D’une voix souvent brisée par l’émotion, son ancienne directrice adjointe Sylvie Weber a nié à la barre être au courant de l’illégalité des pratiques de surveillance, comme l’en accuse Jean-François Paris. Elle dit avoir été une simple «boîte aux lettres» entre Jean-François Paris et des directeurs de magasin.
«J’en veux à Jean-François Paris car il a reconnu durant les audiences qu’il savait que c’était illégal, et je suis outrée, je n’ai pas de mots...», a-t-elle déclaré, les paumes des mains tournées vers le ciel comme pour implorer le pardon. «Si j’avais su à l’époque, je n’aurais jamais obtempéré à une telle demande», a-t-elle dit au sujet d’une liste de noms qu’elle a transmise pour le magasin de Reims, assurant avoir fait «toute confiance à Jean-François Paris».

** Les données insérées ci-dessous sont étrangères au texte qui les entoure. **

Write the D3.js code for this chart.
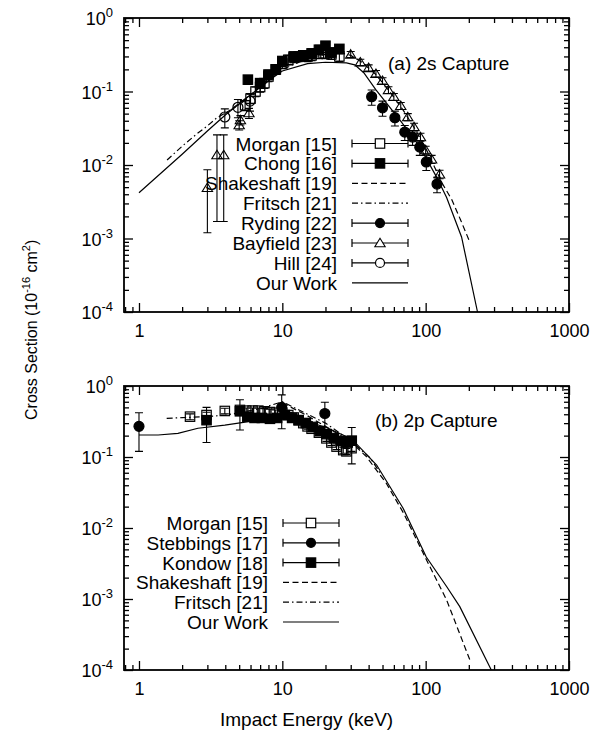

«Pour vous, à l’époque, demander des antécédents judiciaires de salariés, sans qu’ils le sachent, ce n’était pas illégal?», a ironisé Sofiane Hakiki, un avocat des parties civiles. «Chez Ikea, on ne se pose jamais de question alors qu’on est cadre?», a aussi taclé la procureure, Paméla Tabardel.
L’accusation reproche également à Sylvie Weber d’avoir, après la révélation de l’affaire dans la presse, vidé un coffre-fort avec des documents pouvant servir à l’enquête. «J’ai paniqué», a-t-elle justifié, assurant avoir remis quelques jours plus tard «l’intégralité des documents».
Au total, quinze personnes physiques sont jugées, dont ces anciens dirigeants mais aussi des directeurs de magasins et des fonctionnaires de police. La société Ikea France, poursuivie comme personne morale encourt de son côté jusqu’à 3,75 millions d’euros d’amende.